Neptune Energy chief executive Pete Jones said that by allowing a slightly lower grade of gas into the network the Government could make it easier for producers to supply into the British market.
The small change would allow gas with slightly lower so-called calorific value – which measures the amount of heat produced when the gas is burnt – into Britain’s gas grid.
At the moment lower-calorific gas has to be blended with higher-calorific gas before it is allowed near the grid.
However, Neptune said that an upcoming report from the Health and Safety Executive is likely to find that it would be safe to allow the gas into the grid without blending it first.
Mr Jones urged Business, Energy and Industrial Strategy secretary Grant Shapps to accept the findings, which come after a long-running review.
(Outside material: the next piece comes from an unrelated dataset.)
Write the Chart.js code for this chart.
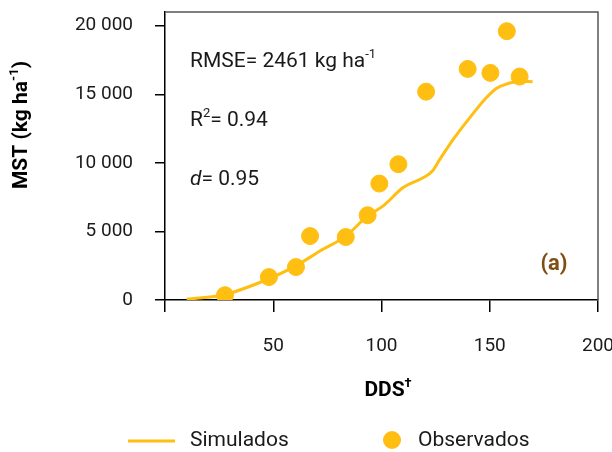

“The Health and Safety Executive has determined there are no safety issues with such a change and an initial impact assessment has been completed,” he wrote.
“Final recommendations are due to go to Ministers very shortly and we would urge you to support this change.”
Mr Jones said that one of his sites had to reduce production by around 17% of its total capacity last year due to the rules.
In the longer term the change could allow companies to drill for gas that could power more than 12 million UK homes for a whole year.
However, any further exploration in the North Sea could put the UK’s environmental targets at risk. The International Energy Agency has warned that the world needs to commit to not drilling any new oil and gas wells if it is to reach its environmental targets.